Jean-Pierre Sauvage s’est dit "très surpris" par cette distinction et "éprouver une grande joie".

À la base de sa découverte, il a lié deux molécules en forme d’anneau pour former une chaîne, appelée "catenane". Une expérience développée ensuite par Fraser Stoddart, 74 ans, professeur à la Northwestern University (États-Unis). Il a créé un "rotaxane", enfilant une bague moléculaire sur un axe moléculaire fin et démontrant que la bague était en mesure de se déplacer le long de l’axe. Cette découverte lui a permis de créer un ascenseur et un muscle moléculaires.

Enfant, Fraser Stoddart, a grandi dans la ferme parentale en Écosse. "Il n’avait ni télévision, ni ordinateur. Il s’occupait en faisant des puzzles, développant ainsi une qualité essentielle pour un chimiste : reconnaître les formes et s’exercer à les assembler", rappelle l’Académie royale des sciences qui décerne le prix à Stockholm. Stoddart, dont les deux filles sont chimistes, se rêvait alors "artiste moléculaire", souligne-t-elle. "J’ai été surpris et très heureux puisque je partage le prix avec deux chercheurs que j’admire énormément", a-t-il confié à l’agence suédoise TT. Bernard "Ben" Feringa, 65 ans professeur à l’Université de Groningue (Pays-Bas), est le premier à avoir développé un "moteur moléculaire" ce qui lui a permis de créer une nanovoiture avec quatre roues motrices.

Interrogé en direct par l’Académie, il a dit "avoir l’impression d’être un peu comme les frères Wright, qui ont volé (en avion) pour la première fois il y a 100 ans. Les gens ont dit : pourquoi aurions-nous besoin de machines volantes ? Et maintenant, nous avons le Boeing 747 et Airbus". "Si vous pensez aux matériaux que nous pouvons créer de nos jours grâce à la chimie, à notre capacité à introduire des fonctions dynamiques et construire des machines, ou produire des matériaux qui peuvent changer de fonction, les possibilités sont infinies", a-t-il ajouté.

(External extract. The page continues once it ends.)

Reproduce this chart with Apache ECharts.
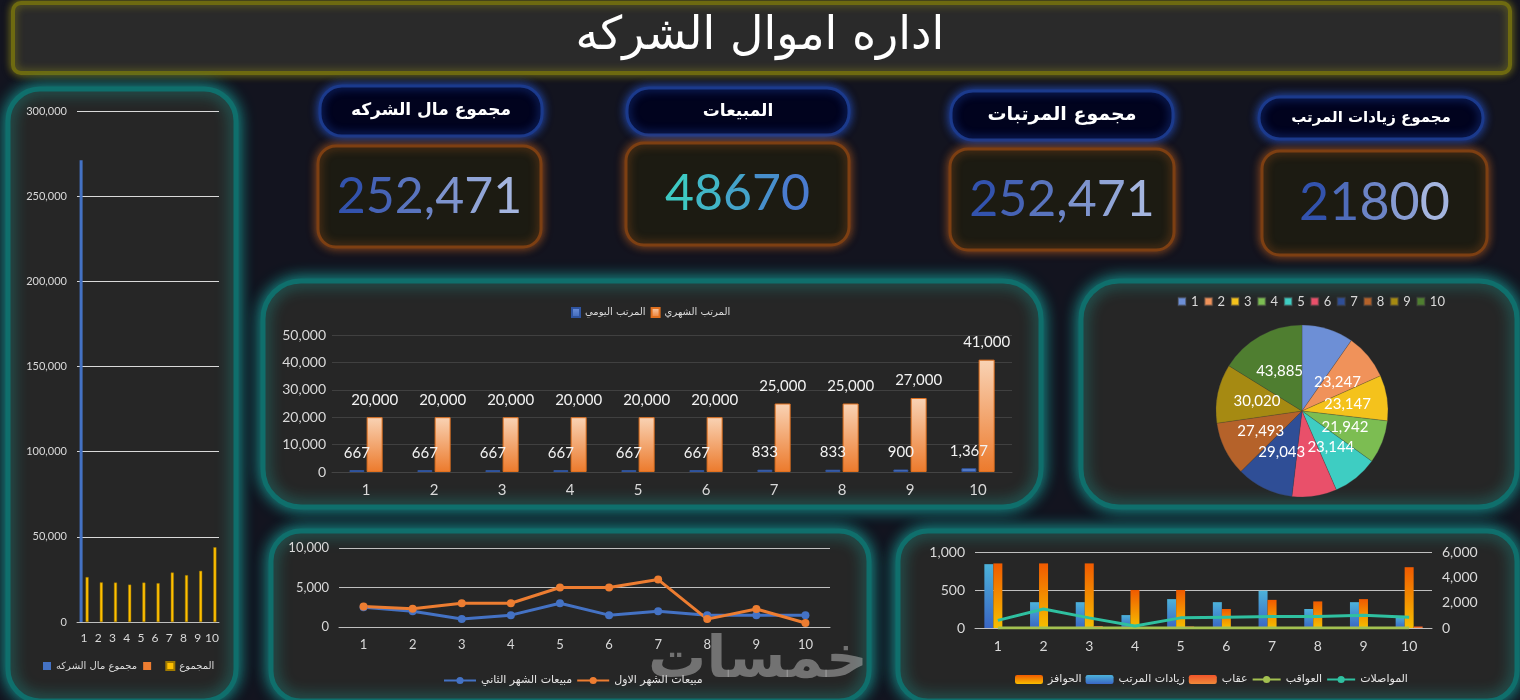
<!DOCTYPE html>
<html><head><meta charset="utf-8">
<script src="https://cdn.jsdelivr.net/npm/echarts/dist/echarts.min.js"></script>
<style>html,body{margin:0;padding:0;background:#13141f;overflow:hidden}#c{width:1520px;height:700px}</style>
</head><body><div id="c"></div><script>
// ---------- data ----------
const titleText = 'اداره اموال الشركه';
const kpiLabels = ['مجموع مال الشركه', 'المبيعات', 'مجموع المرتبات', 'مجموع زيادات المرتب'];
const kpiValues = ['252,471', '48670', '252,471', '21800'];

const categories = ['1','2','3','4','5','6','7','8','9','10'];

// left chart
const companyMoney = [271075, '-', '-', '-', '-', '-', '-', '-', '-', '-'];
const emptySeries = ['-', '-', '-', '-', '-', '-', '-', '-', '-', '-'];
const totals = [26367, 23247, 23147, 21942, 23144, 22787, 29043, 27493, 30020, 43885];

// middle bar chart
const dailySalary = [667, 667, 667, 667, 667, 667, 833, 833, 900, 1367];
const monthlySalary = [20000, 20000, 20000, 20000, 20000, 20000, 25000, 25000, 27000, 41000];

// bottom-left line chart
const salesMonth2 = [2500, 2000, 1000, 1500, 3000, 1500, 2000, 1500, 1500, 1500];
const salesMonth1 = [2600, 2300, 3000, 3000, 5000, 5000, 6000, 1000, 2270, 500];

// bottom-right combo chart
const incentives = [850, 850, 850, 500, 500, 250, 370, 350, 380, 800];
const raises = [840, 340, 340, 170, 380, 340, 490, 250, 340, 160];
const penalties = [0, 0, 25, 0, 20, 0, 0, 0, 0, 20];
const consequences = [0, 0, 0, 0, 0, 0, 0, 0, 0, 0];
const transport = [600, 1500, 800, 150, 800, 850, 900, 900, 1000, 850];

const pieColors = ['#6d8fd6', '#f0925a', '#f4c21c', '#7cbd52', '#3ecdc2', '#e9506a', '#2f4e96', '#b5622a', '#a68a12', '#4f7e30'];

// ---------- helpers ----------
const fmt = v => Number(v).toLocaleString('en-US');
const NUM = 'Lato';
const AR = 'DejaVu Sans';
const LG = (c1, c2) => new echarts.graphic.LinearGradient(0, 0, 0, 1, [{offset: 0, color: c1}, {offset: 1, color: c2}]);

function hex(c) { return [parseInt(c.slice(1, 3), 16), parseInt(c.slice(3, 5), 16), parseInt(c.slice(5, 7), 16)]; }
function mix(c1, c2, t) {
  const a = hex(c1), b = hex(c2);
  return 'rgb(' + a.map((v, i) => Math.round(v + (b[i] - v) * t)).join(',') + ')';
}

function panel(x, y, w, h, r) {
  return {type: 'rect', z: -10, shape: {x: x, y: y, width: w, height: h, r: r},
    style: {fill: '#262626', stroke: '#0f6f6c', lineWidth: 5, shadowBlur: 16, shadowColor: 'rgba(25,200,190,0.75)'}};
}
function pill(x, y, w, h) {
  return {type: 'rect', z: -10, shape: {x: x, y: y, width: w, height: h, r: 22},
    style: {fill: '#01031e', stroke: '#1b3a8c', lineWidth: 3, shadowBlur: 10, shadowColor: 'rgba(40,90,220,0.8)'}};
}
function vbox(x, y, w, h) {
  return {type: 'rect', z: -10, shape: {x: x, y: y, width: w, height: h, r: 18},
    style: {fill: '#1c1b12', stroke: '#7d3f12', lineWidth: 3, shadowBlur: 10, shadowColor: 'rgba(200,100,30,0.7)'}};
}
function txt(t, x, y, font, fill, z) {
  return {type: 'text', z: z || 10, x: x, y: y, style: {text: t, font: font, fill: fill, align: 'center', verticalAlign: 'middle'}};
}
// per-character colour ramp to imitate a horizontal gradient fill
function gradText(t, x, y, size, c1, c2) {
  const chars = t.split('');
  const rich = {};
  let s = '';
  chars.forEach((ch, i) => {
    const k = 'c' + i;
    rich[k] = {fill: mix(c1, c2, chars.length > 1 ? i / (chars.length - 1) : 0), fontSize: size, fontFamily: NUM};
    s += '{' + k + '|' + ch + '}';
  });
  return {type: 'text', z: 10, x: x, y: y,
    style: {text: s, rich: rich, fontSize: size, fontFamily: NUM, align: 'center', verticalAlign: 'middle'}};
}

const pills = [[320, 86, 222, 50], [627, 88, 222, 47], [951, 91, 222, 49], [1259, 97, 224, 42]];
const vboxes = [[318, 146, 223, 101], [626, 143, 223, 102], [950, 149, 224, 101], [1262, 151, 225, 104]];
const labelFonts = ['bold 17px "DejaVu Sans"', 'bold 17px "DejaVu Sans"', 'bold 19px "DejaVu Sans"', 'bold 15px "DejaVu Sans"'];
const valueRamps = [['#3353ad', '#a4b5df'], ['#3ec9c3', '#4a7ccf'], ['#3353ad', '#a4b5df'], ['#3353ad', '#a4b5df']];

const graphics = [
  {type: 'rect', z: -10, shape: {x: 13, y: 3, width: 1497, height: 70, r: 8},
    style: {fill: '#2a2a2a', stroke: '#6e6a10', lineWidth: 4, shadowBlur: 8, shadowColor: 'rgba(180,170,20,0.6)'}},
  txt(titleText, 760, 37, '46px "DejaVu Sans"', '#ffffff'),
  panel(8, 89, 228, 612, 32),
  panel(263, 281, 778, 226, 38),
  panel(1081, 281, 436, 226, 38),
  panel(271, 531, 598, 170, 30),
  panel(898, 531, 619, 170, 30)
];
pills.forEach((p, i) => {
  graphics.push(pill(p[0], p[1], p[2], p[3]));
  graphics.push(txt(kpiLabels[i], p[0] + p[2] / 2, p[1] + p[3] / 2, labelFonts[i], '#ffffff'));
});
vboxes.forEach((b, i) => {
  graphics.push(vbox(b[0], b[1], b[2], b[3]));
  graphics.push(gradText(kpiValues[i], b[0] + b[2] / 2, b[1] + b[3] / 2, i === 3 ? 52 : 50, valueRamps[i][0], valueRamps[i][1]));
});
graphics.push(txt('خمسات', 758, 662, 'bold 58px "DejaVu Sans"', 'rgba(190,190,190,0.5)', 100));

const axisLbl = (size) => ({color: '#d9d9d9', fontSize: size, fontFamily: NUM});

const option = {
  backgroundColor: '#13141f',
  animation: false,
  graphic: graphics,
  grid: [
    {left: 77, top: 111, width: 142, height: 511},
    {left: 332, top: 335, width: 680, height: 137},
    {left: 339, top: 548, width: 491, height: 79},
    {left: 975, top: 552, width: 457, height: 76}
  ],
  xAxis: [
    {type: 'category', gridIndex: 0, data: categories, axisTick: {show: false},
      axisLine: {lineStyle: {color: '#bfbfbf'}}, axisLabel: Object.assign(axisLbl(12), {margin: 10, interval: 0})},
    {type: 'category', gridIndex: 1, data: categories, axisTick: {show: false},
      axisLine: {lineStyle: {color: '#444'}}, axisLabel: Object.assign(axisLbl(15), {margin: 11})},
    {type: 'category', gridIndex: 2, data: categories, axisTick: {show: false},
      axisLine: {lineStyle: {color: '#bfbfbf'}}, axisLabel: Object.assign(axisLbl(13), {margin: 11})},
    {type: 'category', gridIndex: 3, data: categories, axisTick: {show: false},
      axisLine: {lineStyle: {color: '#bfbfbf'}}, axisLabel: Object.assign(axisLbl(14), {margin: 11})}
  ],
  yAxis: [
    {type: 'value', gridIndex: 0, min: 0, max: 300000, interval: 50000,
      axisLabel: Object.assign(axisLbl(11), {formatter: fmt, margin: 10}),
      splitLine: {lineStyle: {color: '#d9d9d9'}}},
    {type: 'value', gridIndex: 1, min: 0, max: 50000, interval: 10000,
      axisLabel: Object.assign(axisLbl(14), {formatter: fmt, margin: 6}),
      splitLine: {lineStyle: {color: '#404040'}}},
    {type: 'value', gridIndex: 2, min: 0, max: 10000, interval: 5000,
      axisLabel: Object.assign(axisLbl(13), {formatter: fmt, margin: 10}),
      splitLine: {lineStyle: {color: '#bfbfbf'}}},
    {type: 'value', gridIndex: 3, min: 0, max: 1000, interval: 500,
      axisLabel: Object.assign(axisLbl(14), {formatter: fmt, margin: 10}),
      splitLine: {lineStyle: {color: '#bfbfbf'}}},
    {type: 'value', gridIndex: 3, min: 0, max: 6000, interval: 2000, position: 'right',
      axisLabel: Object.assign(axisLbl(14), {formatter: fmt, margin: 10}),
      splitLine: {show: false}}
  ],
  legend: [
    {data: ['مجموع مال الشركه', '\u00a0', 'المجموع'], left: 38, top: 656, itemWidth: 8, itemHeight: 8, itemGap: 6,
      icon: 'rect', textStyle: {color: '#d9d9d9', fontSize: 10, fontFamily: AR}},
    {data: ['المرتب اليومي', 'المرتب الشهري'], left: 566, top: 302, itemWidth: 8, itemHeight: 9, itemGap: 5,
      icon: 'rect', textStyle: {color: '#d9d9d9', fontSize: 10, fontFamily: AR}},
    {data: categories, left: 1172, top: 290, itemWidth: 8, itemHeight: 8, itemGap: 5, icon: 'rect',
      textStyle: {color: '#d9d9d9', fontSize: 13, fontFamily: NUM}},
    {data: ['مبيعات الشهر الثاني', 'مبيعات الشهر الاول'], left: 438, top: 670, itemWidth: 32, itemHeight: 9, itemGap: 4,
      textStyle: {color: '#e6e6e6', fontSize: 11, fontFamily: AR}},
    {data: ['الحوافز', 'زيادات المرتب', 'عقاب', 'العواقب', 'المواصلات'], left: 1010, top: 669, itemWidth: 28, itemHeight: 9, itemGap: 4,
      textStyle: {color: '#e6e6e6', fontSize: 11, fontFamily: AR}}
  ],
  series: [
    // left chart
    {type: 'bar', name: 'مجموع مال الشركه', xAxisIndex: 0, yAxisIndex: 0, data: companyMoney, barWidth: 3, barGap: '0%',
      itemStyle: {color: '#4472c4'}},
    {type: 'bar', name: '\u00a0', xAxisIndex: 0, yAxisIndex: 0, data: emptySeries, barWidth: 3, barGap: '0%',
      itemStyle: {color: '#ed7d31'}},
    {type: 'bar', name: 'المجموع', xAxisIndex: 0, yAxisIndex: 0, data: totals, barWidth: 3, barGap: '0%',
      itemStyle: {color: '#ffc000', borderColor: '#a07a00', borderWidth: 0.5}},
    // middle chart
    {type: 'bar', name: 'المرتب اليومي', xAxisIndex: 1, yAxisIndex: 1, data: dailySalary, barWidth: 15, barGap: '15%',
      itemStyle: {color: LG('#6f93dc', '#3d66b8'), borderColor: '#2f54a0', borderWidth: 1},
      label: {show: true, position: 'top', distance: 10, formatter: p => fmt(p.value), color: '#f2f2f2', fontSize: 15, fontFamily: NUM}},
    {type: 'bar', name: 'المرتب الشهري', xAxisIndex: 1, yAxisIndex: 1, data: monthlySalary, barWidth: 16, barGap: '15%',
      itemStyle: {color: LG('#f9d3b5', '#ec7a2c'), borderColor: '#e0701f', borderWidth: 1},
      label: {show: true, position: 'top', distance: 10, formatter: p => fmt(p.value), color: '#f2f2f2', fontSize: 15, fontFamily: NUM}},
    // pie
    {type: 'pie', center: [1302, 411], radius: 86, startAngle: 90, clockwise: true,
      data: categories.map((c, i) => ({name: c, value: totals[i]})),
      itemStyle: {color: p => pieColors[p.dataIndex], borderColor: 'rgba(60,60,60,0.5)', borderWidth: 0.5},
      label: {show: true, position: 'inside', formatter: p => fmt(p.value), color: '#ffffff', fontSize: 15, fontFamily: NUM},
      labelLine: {show: false}},
    // bottom-left lines
    {type: 'line', name: 'مبيعات الشهر الثاني', xAxisIndex: 2, yAxisIndex: 2, data: salesMonth2,
      symbol: 'circle', symbolSize: 8, lineStyle: {width: 3, color: '#4472c4'}, itemStyle: {color: '#4472c4'}},
    {type: 'line', name: 'مبيعات الشهر الاول', xAxisIndex: 2, yAxisIndex: 2, data: salesMonth1,
      symbol: 'circle', symbolSize: 8, lineStyle: {width: 3, color: '#ed7d31'}, itemStyle: {color: '#ed7d31'}},
    // bottom-right combo
    {type: 'bar', name: 'زيادات المرتب', xAxisIndex: 3, yAxisIndex: 3, data: raises, barWidth: 9, barGap: '0%',
      itemStyle: {color: LG('#4cb2da', '#3a66c4')}},
    {type: 'bar', name: 'الحوافز', xAxisIndex: 3, yAxisIndex: 3, data: incentives, barWidth: 9, barGap: '0%',
      itemStyle: {color: LG('#f05a00', '#f6be00')}},
    {type: 'bar', name: 'عقاب', xAxisIndex: 3, yAxisIndex: 3, data: penalties, barWidth: 9, barGap: '0%',
      itemStyle: {color: LG('#f0542a', '#f08a3a')}},
    {type: 'line', name: 'العواقب', xAxisIndex: 3, yAxisIndex: 3, data: consequences, symbol: 'none',
      lineStyle: {width: 3, color: '#a3c050'}, itemStyle: {color: '#a3c050'}},
    {type: 'line', name: 'المواصلات', xAxisIndex: 3, yAxisIndex: 4, data: transport, symbol: 'none',
      lineStyle: {width: 3, color: '#2fc0a0'}, itemStyle: {color: '#2fc0a0'}}
  ]
};
const chart = echarts.init(document.getElementById('c'), null, {renderer: 'canvas'});
chart.setOption(option);
</script></body></html>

Selon le jury, à terme, ces machines miniatures "seront très probablement utilisées dans le développement d’objets comme les nouveaux matériaux, les capteurs et les systèmes de stockage d’énergie". La création d’ordinateurs moléculaires qui permettraient de stocker et traiter l’information au niveau moléculaire, ou des robots microscopiques, capables de remplir une grande variété de fonctions dans la médecine ou la vie quotidienne, comptent parmi les applications potentielles de ces machines.

"L’attribution de ce prix Nobel est une marque de reconnaissance de l’excellence de la recherche française et européenne", s’est félicité dans un communiqué le président français François Hollande. Le prix s’accompagne d’une récompense de huit millions de couronnes (832.000 euros), partagée équitablement entre les trois lauréats.